| PROBLEM DETAILS |
Give the listing again character for character, but drop the images.

| SOURCE MATERIAL |

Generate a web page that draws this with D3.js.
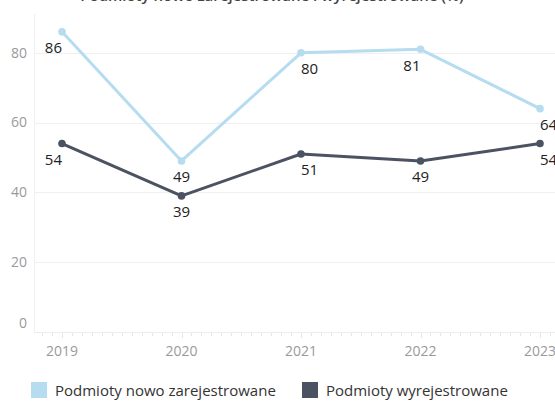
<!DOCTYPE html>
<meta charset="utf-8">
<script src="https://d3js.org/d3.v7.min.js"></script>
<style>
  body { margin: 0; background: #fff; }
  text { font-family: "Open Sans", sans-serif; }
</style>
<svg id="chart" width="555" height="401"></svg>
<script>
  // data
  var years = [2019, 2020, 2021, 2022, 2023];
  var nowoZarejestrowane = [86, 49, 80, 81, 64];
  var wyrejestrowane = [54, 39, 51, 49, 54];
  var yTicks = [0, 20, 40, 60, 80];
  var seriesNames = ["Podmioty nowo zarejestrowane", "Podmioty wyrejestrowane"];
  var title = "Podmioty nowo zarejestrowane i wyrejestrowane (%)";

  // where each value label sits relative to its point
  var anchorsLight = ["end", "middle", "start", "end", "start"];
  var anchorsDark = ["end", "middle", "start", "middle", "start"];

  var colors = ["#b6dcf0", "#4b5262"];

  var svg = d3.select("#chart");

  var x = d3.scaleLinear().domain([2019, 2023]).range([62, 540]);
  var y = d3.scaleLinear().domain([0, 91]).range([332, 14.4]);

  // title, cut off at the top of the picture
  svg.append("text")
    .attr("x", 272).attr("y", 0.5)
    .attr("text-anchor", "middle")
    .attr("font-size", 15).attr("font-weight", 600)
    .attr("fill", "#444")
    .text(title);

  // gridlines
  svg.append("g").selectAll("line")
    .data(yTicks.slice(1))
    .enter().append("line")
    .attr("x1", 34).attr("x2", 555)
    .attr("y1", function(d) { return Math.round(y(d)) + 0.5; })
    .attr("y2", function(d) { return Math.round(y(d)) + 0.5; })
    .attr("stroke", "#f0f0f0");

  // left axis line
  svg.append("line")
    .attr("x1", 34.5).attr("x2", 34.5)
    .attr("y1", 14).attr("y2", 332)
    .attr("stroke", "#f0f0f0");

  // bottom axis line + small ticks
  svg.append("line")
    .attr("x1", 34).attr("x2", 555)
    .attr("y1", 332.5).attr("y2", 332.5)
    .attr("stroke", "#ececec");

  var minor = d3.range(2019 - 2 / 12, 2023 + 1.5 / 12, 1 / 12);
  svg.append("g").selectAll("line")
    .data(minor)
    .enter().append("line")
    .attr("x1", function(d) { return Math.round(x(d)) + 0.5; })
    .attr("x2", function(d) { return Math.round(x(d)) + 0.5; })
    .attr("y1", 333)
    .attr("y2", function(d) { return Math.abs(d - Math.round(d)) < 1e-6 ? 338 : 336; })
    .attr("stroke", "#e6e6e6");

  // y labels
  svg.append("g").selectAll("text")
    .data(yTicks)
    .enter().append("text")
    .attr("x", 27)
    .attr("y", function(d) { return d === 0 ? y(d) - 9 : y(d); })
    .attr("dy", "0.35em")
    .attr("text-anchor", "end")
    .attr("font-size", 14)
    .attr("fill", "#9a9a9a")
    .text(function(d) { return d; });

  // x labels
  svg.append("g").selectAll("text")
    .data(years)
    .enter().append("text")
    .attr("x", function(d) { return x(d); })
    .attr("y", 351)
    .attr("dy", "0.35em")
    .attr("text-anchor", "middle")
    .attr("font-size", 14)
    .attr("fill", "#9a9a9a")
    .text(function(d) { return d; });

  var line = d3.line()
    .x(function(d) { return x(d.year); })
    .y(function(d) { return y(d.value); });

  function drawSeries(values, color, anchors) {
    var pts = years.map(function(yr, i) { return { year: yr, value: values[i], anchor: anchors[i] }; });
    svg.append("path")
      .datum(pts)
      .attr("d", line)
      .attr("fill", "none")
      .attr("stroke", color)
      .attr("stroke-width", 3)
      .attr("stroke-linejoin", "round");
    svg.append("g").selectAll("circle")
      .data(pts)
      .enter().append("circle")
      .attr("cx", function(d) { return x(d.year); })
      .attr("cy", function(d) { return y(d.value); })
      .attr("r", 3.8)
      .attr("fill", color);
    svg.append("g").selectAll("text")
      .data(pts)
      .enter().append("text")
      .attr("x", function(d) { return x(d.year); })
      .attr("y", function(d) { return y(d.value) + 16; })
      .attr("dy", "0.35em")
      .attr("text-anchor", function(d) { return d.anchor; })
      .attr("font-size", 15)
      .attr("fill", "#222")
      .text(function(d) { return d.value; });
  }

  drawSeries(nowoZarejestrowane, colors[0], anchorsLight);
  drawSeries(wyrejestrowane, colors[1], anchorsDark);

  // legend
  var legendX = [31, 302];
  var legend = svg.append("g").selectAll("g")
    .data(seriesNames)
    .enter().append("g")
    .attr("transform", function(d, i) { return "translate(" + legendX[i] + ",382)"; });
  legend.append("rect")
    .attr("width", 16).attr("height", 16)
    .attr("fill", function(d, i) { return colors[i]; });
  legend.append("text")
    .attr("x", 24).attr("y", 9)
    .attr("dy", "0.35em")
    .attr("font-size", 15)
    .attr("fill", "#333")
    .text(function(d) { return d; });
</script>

| WRITTEN SOLUTION |
Generate a web page that draws this with D3.js.
<!DOCTYPE html>
<meta charset="utf-8">
<script src="https://d3js.org/d3.v7.min.js"></script>
<style>
  body { margin: 0; background: #fff; }
  text { font-family: "Open Sans", sans-serif; }
</style>
<svg id="chart" width="555" height="401"></svg>
<script>
  // data
  var years = [2019, 2020, 2021, 2022, 2023];
  var nowoZarejestrowane = [86, 49, 80, 81, 64];
  var wyrejestrowane = [54, 39, 51, 49, 54];
  var yTicks = [0, 20, 40, 60, 80];
  var seriesNames = ["Podmioty nowo zarejestrowane", "Podmioty wyrejestrowane"];
  var title = "Podmioty nowo zarejestrowane i wyrejestrowane (%)";

  // where each value label sits relative to its point
  var anchorsLight = ["end", "middle", "start", "end", "start"];
  var anchorsDark = ["end", "middle", "start", "middle", "start"];

  var colors = ["#b6dcf0", "#4b5262"];

  var svg = d3.select("#chart");

  var x = d3.scaleLinear().domain([2019, 2023]).range([62, 540]);
  var y = d3.scaleLinear().domain([0, 91]).range([332, 14.4]);

  // title, cut off at the top of the picture
  svg.append("text")
    .attr("x", 272).attr("y", 0.5)
    .attr("text-anchor", "middle")
    .attr("font-size", 15).attr("font-weight", 600)
    .attr("fill", "#444")
    .text(title);

  // gridlines
  svg.append("g").selectAll("line")
    .data(yTicks.slice(1))
    .enter().append("line")
    .attr("x1", 34).attr("x2", 555)
    .attr("y1", function(d) { return Math.round(y(d)) + 0.5; })
    .attr("y2", function(d) { return Math.round(y(d)) + 0.5; })
    .attr("stroke", "#f0f0f0");

  // left axis line
  svg.append("line")
    .attr("x1", 34.5).attr("x2", 34.5)
    .attr("y1", 14).attr("y2", 332)
    .attr("stroke", "#f0f0f0");

  // bottom axis line + small ticks
  svg.append("line")
    .attr("x1", 34).attr("x2", 555)
    .attr("y1", 332.5).attr("y2", 332.5)
    .attr("stroke", "#ececec");

  var minor = d3.range(2019 - 2 / 12, 2023 + 1.5 / 12, 1 / 12);
  svg.append("g").selectAll("line")
    .data(minor)
    .enter().append("line")
    .attr("x1", function(d) { return Math.round(x(d)) + 0.5; })
    .attr("x2", function(d) { return Math.round(x(d)) + 0.5; })
    .attr("y1", 333)
    .attr("y2", function(d) { return Math.abs(d - Math.round(d)) < 1e-6 ? 338 : 336; })
    .attr("stroke", "#e6e6e6");

  // y labels
  svg.append("g").selectAll("text")
    .data(yTicks)
    .enter().append("text")
    .attr("x", 27)
    .attr("y", function(d) { return d === 0 ? y(d) - 9 : y(d); })
    .attr("dy", "0.35em")
    .attr("text-anchor", "end")
    .attr("font-size", 14)
    .attr("fill", "#9a9a9a")
    .text(function(d) { return d; });

  // x labels
  svg.append("g").selectAll("text")
    .data(years)
    .enter().append("text")
    .attr("x", function(d) { return x(d); })
    .attr("y", 351)
    .attr("dy", "0.35em")
    .attr("text-anchor", "middle")
    .attr("font-size", 14)
    .attr("fill", "#9a9a9a")
    .text(function(d) { return d; });

  var line = d3.line()
    .x(function(d) { return x(d.year); })
    .y(function(d) { return y(d.value); });

  function drawSeries(values, color, anchors) {
    var pts = years.map(function(yr, i) { return { year: yr, value: values[i], anchor: anchors[i] }; });
    svg.append("path")
      .datum(pts)
      .attr("d", line)
      .attr("fill", "none")
      .attr("stroke", color)
      .attr("stroke-width", 3)
      .attr("stroke-linejoin", "round");
    svg.append("g").selectAll("circle")
      .data(pts)
      .enter().append("circle")
      .attr("cx", function(d) { return x(d.year); })
      .attr("cy", function(d) { return y(d.value); })
      .attr("r", 3.8)
      .attr("fill", color);
    svg.append("g").selectAll("text")
      .data(pts)
      .enter().append("text")
      .attr("x", function(d) { return x(d.year); })
      .attr("y", function(d) { return y(d.value) + 16; })
      .attr("dy", "0.35em")
      .attr("text-anchor", function(d) { return d.anchor; })
      .attr("font-size", 15)
      .attr("fill", "#222")
      .text(function(d) { return d.value; });
  }

  drawSeries(nowoZarejestrowane, colors[0], anchorsLight);
  drawSeries(wyrejestrowane, colors[1], anchorsDark);

  // legend
  var legendX = [31, 302];
  var legend = svg.append("g").selectAll("g")
    .data(seriesNames)
    .enter().append("g")
    .attr("transform", function(d, i) { return "translate(" + legendX[i] + ",382)"; });
  legend.append("rect")
    .attr("width", 16).attr("height", 16)
    .attr("fill", function(d, i) { return colors[i]; });
  legend.append("text")
    .attr("x", 24).attr("y", 9)
    .attr("dy", "0.35em")
    .attr("font-size", 15)
    .attr("fill", "#333")
    .text(function(d) { return d; });
</script>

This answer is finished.